### Given exercise
Take the lines of the data below from the very first through the line containing "of COVID-19 related" and output them exactly, pictures excluded.

### Material provided
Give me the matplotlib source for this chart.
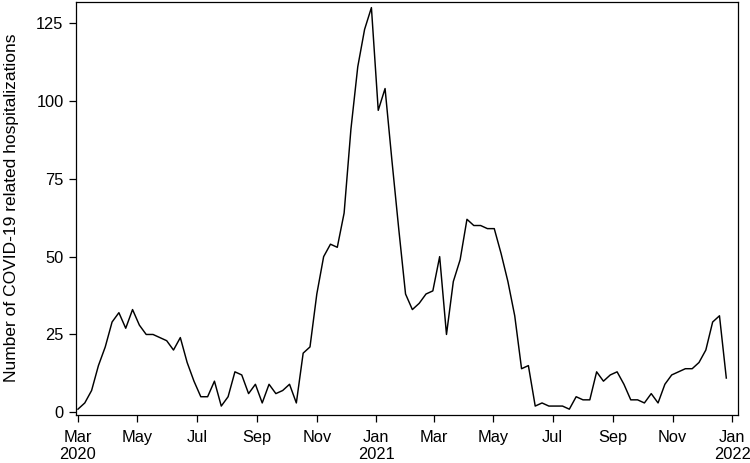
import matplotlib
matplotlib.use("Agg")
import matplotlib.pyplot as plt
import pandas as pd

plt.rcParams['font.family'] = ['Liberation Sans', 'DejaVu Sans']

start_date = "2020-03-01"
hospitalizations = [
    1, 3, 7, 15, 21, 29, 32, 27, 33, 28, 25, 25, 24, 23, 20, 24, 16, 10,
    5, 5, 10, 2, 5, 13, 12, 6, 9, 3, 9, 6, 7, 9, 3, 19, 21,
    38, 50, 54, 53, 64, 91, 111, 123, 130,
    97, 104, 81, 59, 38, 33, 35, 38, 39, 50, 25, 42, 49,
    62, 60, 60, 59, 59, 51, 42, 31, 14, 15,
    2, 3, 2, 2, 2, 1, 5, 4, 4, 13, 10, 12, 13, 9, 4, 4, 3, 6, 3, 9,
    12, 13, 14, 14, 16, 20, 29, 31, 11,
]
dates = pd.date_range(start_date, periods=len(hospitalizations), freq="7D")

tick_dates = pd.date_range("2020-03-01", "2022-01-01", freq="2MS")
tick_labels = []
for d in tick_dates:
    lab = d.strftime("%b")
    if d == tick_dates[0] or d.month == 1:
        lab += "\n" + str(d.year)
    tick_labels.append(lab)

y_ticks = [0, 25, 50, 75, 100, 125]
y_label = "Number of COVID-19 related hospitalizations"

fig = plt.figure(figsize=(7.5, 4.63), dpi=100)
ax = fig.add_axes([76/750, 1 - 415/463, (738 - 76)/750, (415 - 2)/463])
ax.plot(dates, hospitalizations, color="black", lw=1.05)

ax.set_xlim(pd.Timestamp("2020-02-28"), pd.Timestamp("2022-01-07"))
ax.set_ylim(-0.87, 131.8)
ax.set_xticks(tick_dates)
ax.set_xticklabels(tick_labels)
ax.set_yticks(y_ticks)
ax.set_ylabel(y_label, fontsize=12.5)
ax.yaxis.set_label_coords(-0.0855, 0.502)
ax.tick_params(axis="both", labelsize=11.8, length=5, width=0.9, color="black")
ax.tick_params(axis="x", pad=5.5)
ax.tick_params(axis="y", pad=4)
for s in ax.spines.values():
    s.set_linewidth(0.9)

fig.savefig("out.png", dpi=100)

### Correct output
Give me the matplotlib source for this chart.
import matplotlib
matplotlib.use("Agg")
import matplotlib.pyplot as plt
import pandas as pd

plt.rcParams['font.family'] = ['Liberation Sans', 'DejaVu Sans']

start_date = "2020-03-01"
hospitalizations = [
    1, 3, 7, 15, 21, 29, 32, 27, 33, 28, 25, 25, 24, 23, 20, 24, 16, 10,
    5, 5, 10, 2, 5, 13, 12, 6, 9, 3, 9, 6, 7, 9, 3, 19, 21,
    38, 50, 54, 53, 64, 91, 111, 123, 130,
    97, 104, 81, 59, 38, 33, 35, 38, 39, 50, 25, 42, 49,
    62, 60, 60, 59, 59, 51, 42, 31, 14, 15,
    2, 3, 2, 2, 2, 1, 5, 4, 4, 13, 10, 12, 13, 9, 4, 4, 3, 6, 3, 9,
    12, 13, 14, 14, 16, 20, 29, 31, 11,
]
dates = pd.date_range(start_date, periods=len(hospitalizations), freq="7D")

tick_dates = pd.date_range("2020-03-01", "2022-01-01", freq="2MS")
tick_labels = []
for d in tick_dates:
    lab = d.strftime("%b")
    if d == tick_dates[0] or d.month == 1:
        lab += "\n" + str(d.year)
    tick_labels.append(lab)

y_ticks = [0, 25, 50, 75, 100, 125]
y_label = "Number of COVID-19 related hospitalizations"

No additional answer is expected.